──────── LISTING
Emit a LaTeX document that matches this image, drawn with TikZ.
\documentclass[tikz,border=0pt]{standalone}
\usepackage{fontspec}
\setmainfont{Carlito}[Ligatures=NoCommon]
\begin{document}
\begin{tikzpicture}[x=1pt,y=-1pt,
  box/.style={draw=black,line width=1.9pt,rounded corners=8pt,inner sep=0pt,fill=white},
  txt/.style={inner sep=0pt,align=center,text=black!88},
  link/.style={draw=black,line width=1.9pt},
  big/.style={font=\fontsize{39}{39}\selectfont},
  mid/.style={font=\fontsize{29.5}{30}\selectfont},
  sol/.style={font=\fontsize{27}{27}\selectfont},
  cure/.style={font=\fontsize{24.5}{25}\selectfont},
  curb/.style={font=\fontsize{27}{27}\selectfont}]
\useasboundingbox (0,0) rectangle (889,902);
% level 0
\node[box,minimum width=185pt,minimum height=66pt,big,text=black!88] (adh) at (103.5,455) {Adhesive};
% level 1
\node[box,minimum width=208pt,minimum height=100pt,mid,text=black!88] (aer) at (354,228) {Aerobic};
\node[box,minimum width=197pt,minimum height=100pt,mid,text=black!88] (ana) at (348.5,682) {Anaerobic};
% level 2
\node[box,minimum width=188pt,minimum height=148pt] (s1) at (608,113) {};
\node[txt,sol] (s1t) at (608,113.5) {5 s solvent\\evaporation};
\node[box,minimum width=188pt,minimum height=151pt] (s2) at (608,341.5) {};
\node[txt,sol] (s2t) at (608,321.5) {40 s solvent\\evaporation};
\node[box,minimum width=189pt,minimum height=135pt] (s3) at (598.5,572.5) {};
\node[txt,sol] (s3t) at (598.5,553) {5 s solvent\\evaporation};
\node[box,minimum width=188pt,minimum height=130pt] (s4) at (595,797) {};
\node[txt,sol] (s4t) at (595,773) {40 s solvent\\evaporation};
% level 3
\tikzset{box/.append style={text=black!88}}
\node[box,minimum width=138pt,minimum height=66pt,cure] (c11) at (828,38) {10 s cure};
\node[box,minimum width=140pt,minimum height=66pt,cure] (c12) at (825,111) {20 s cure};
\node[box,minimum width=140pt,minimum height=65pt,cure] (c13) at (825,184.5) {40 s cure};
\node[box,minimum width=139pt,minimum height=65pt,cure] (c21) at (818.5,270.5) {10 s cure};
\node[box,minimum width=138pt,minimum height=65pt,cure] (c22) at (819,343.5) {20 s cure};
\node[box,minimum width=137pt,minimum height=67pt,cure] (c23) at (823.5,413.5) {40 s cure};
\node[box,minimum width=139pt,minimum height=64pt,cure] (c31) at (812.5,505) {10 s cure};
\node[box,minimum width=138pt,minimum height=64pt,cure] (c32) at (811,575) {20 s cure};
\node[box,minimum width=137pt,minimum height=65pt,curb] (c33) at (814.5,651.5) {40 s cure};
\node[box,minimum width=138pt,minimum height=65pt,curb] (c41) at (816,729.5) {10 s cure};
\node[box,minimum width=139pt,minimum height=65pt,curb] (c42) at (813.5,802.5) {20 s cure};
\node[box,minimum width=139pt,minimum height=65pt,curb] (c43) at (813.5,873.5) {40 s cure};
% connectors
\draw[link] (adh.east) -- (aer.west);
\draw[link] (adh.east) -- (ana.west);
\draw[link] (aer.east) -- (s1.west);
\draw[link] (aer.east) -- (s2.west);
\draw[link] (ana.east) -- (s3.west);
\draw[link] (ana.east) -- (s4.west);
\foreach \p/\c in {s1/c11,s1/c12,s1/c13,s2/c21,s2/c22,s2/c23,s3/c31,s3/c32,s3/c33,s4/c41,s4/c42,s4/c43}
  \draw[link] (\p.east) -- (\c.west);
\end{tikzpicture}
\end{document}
────────────────
──────── LISTING
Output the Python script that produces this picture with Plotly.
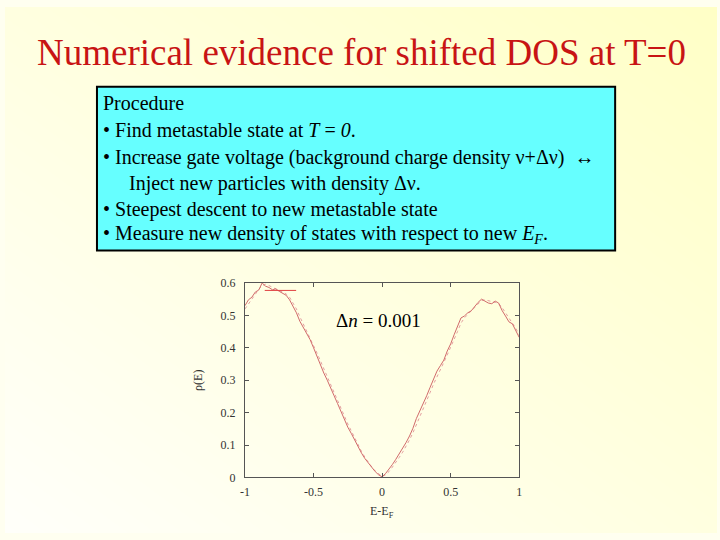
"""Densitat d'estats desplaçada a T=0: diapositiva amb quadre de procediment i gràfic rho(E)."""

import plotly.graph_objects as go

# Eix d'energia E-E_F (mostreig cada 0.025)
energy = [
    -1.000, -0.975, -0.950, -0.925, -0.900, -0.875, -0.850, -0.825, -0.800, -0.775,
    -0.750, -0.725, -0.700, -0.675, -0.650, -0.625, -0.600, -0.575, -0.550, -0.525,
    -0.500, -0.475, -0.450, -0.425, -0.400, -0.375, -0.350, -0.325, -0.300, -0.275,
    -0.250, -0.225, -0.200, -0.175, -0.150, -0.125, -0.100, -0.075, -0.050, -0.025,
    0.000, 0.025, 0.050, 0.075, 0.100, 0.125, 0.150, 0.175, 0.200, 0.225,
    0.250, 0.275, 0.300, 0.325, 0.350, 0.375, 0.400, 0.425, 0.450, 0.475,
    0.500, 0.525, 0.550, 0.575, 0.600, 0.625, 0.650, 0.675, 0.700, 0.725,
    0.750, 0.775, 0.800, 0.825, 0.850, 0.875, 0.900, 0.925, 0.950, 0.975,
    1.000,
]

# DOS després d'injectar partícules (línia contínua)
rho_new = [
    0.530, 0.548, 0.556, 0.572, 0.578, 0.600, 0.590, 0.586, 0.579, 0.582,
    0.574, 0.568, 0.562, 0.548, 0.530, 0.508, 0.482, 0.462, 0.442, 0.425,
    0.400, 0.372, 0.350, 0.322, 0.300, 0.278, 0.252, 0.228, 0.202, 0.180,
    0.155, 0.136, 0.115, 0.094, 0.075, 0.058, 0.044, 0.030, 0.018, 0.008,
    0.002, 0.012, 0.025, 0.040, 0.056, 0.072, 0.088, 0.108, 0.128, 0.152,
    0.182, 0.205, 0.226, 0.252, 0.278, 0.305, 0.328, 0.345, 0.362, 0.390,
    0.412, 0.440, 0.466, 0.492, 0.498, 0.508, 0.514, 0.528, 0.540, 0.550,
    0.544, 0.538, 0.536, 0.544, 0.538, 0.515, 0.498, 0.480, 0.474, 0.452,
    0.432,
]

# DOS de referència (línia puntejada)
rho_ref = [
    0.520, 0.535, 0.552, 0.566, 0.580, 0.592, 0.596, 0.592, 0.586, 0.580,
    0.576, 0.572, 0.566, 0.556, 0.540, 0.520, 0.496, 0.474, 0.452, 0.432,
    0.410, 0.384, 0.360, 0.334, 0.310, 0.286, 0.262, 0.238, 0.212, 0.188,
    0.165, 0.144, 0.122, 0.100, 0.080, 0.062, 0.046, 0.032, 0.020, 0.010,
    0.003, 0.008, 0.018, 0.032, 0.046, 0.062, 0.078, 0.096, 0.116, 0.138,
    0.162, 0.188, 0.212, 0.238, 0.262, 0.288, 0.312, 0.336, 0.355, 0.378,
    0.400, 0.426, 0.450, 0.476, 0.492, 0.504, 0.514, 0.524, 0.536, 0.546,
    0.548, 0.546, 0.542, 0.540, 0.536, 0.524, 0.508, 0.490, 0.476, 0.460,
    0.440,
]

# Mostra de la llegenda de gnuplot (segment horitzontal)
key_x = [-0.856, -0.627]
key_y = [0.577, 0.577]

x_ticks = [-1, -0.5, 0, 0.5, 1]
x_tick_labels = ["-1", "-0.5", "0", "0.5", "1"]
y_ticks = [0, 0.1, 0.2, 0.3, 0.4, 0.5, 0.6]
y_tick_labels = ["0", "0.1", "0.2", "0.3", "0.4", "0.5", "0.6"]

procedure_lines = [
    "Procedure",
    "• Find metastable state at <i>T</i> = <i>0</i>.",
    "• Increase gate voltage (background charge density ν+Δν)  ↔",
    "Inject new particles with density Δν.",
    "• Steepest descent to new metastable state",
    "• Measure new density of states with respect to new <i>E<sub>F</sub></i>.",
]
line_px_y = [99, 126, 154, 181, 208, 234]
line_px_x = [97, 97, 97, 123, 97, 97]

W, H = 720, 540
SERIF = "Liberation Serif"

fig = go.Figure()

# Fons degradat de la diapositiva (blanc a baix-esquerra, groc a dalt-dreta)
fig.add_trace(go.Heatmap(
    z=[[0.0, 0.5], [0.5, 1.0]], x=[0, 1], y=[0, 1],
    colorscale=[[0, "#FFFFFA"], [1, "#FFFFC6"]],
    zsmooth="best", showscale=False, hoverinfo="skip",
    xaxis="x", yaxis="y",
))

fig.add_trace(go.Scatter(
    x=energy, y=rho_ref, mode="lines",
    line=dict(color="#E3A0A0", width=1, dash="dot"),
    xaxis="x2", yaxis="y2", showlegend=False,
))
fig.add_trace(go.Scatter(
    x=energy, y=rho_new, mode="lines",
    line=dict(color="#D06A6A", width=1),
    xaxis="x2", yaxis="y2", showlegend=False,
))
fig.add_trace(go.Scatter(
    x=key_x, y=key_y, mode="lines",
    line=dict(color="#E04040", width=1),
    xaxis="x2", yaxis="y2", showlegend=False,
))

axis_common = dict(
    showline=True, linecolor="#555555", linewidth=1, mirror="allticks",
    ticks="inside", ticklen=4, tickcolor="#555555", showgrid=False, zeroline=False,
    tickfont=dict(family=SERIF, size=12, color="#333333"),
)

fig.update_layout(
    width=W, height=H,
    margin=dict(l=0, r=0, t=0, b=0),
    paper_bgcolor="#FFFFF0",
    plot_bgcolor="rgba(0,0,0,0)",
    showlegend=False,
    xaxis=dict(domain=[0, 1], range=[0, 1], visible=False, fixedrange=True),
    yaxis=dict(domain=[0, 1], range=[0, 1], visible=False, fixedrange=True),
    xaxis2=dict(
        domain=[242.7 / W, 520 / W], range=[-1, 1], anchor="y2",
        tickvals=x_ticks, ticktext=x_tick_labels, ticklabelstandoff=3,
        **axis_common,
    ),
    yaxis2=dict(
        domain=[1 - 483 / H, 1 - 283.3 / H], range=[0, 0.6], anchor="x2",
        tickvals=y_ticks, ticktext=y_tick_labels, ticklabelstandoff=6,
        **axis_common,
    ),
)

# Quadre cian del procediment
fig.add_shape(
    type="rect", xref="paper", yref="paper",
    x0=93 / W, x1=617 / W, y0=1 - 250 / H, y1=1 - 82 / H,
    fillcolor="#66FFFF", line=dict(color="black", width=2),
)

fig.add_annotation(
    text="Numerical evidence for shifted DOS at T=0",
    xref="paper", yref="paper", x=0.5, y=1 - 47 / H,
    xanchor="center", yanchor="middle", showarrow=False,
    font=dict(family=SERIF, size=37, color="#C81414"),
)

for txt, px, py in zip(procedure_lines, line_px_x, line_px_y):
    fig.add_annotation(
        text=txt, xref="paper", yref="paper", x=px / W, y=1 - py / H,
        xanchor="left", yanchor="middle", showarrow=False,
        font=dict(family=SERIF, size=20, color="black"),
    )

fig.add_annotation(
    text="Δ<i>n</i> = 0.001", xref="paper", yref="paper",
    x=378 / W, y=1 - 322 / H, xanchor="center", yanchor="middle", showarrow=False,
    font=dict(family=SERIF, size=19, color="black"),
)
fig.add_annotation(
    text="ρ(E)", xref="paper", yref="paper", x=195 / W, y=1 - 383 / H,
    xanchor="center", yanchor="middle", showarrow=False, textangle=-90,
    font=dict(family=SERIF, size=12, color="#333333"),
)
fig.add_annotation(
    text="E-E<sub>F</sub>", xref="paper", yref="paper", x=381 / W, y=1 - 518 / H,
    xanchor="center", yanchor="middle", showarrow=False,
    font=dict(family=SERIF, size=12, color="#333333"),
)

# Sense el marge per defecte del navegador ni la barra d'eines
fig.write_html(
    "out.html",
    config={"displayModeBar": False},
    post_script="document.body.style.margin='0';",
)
────────────────
──────── LISTING
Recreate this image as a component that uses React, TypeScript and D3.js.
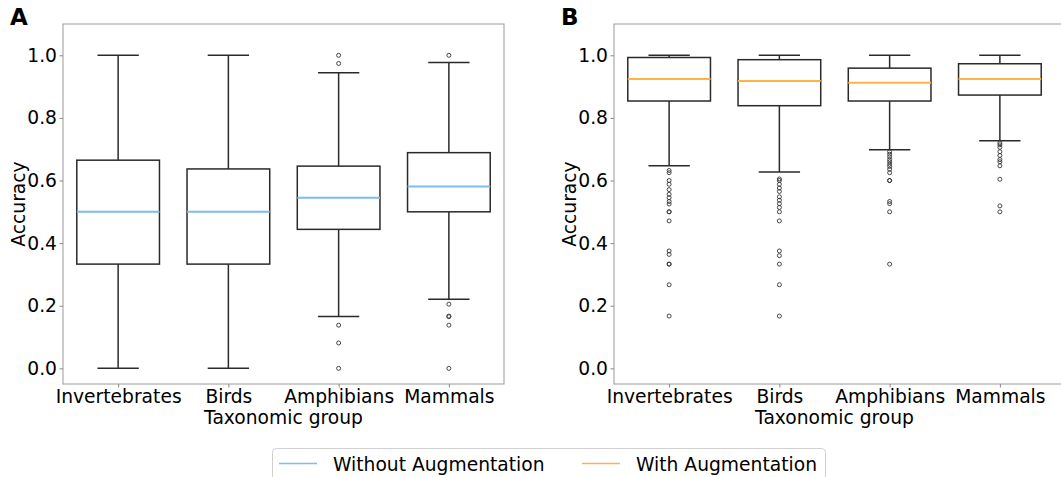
────────────────
• STATED EXERCISE
Select all lines with the word "image" from the entries above.

• THE ANSWER
Emit a LaTeX document that matches this image, drawn with TikZ.
Recreate this image as a component that uses React, TypeScript and D3.js.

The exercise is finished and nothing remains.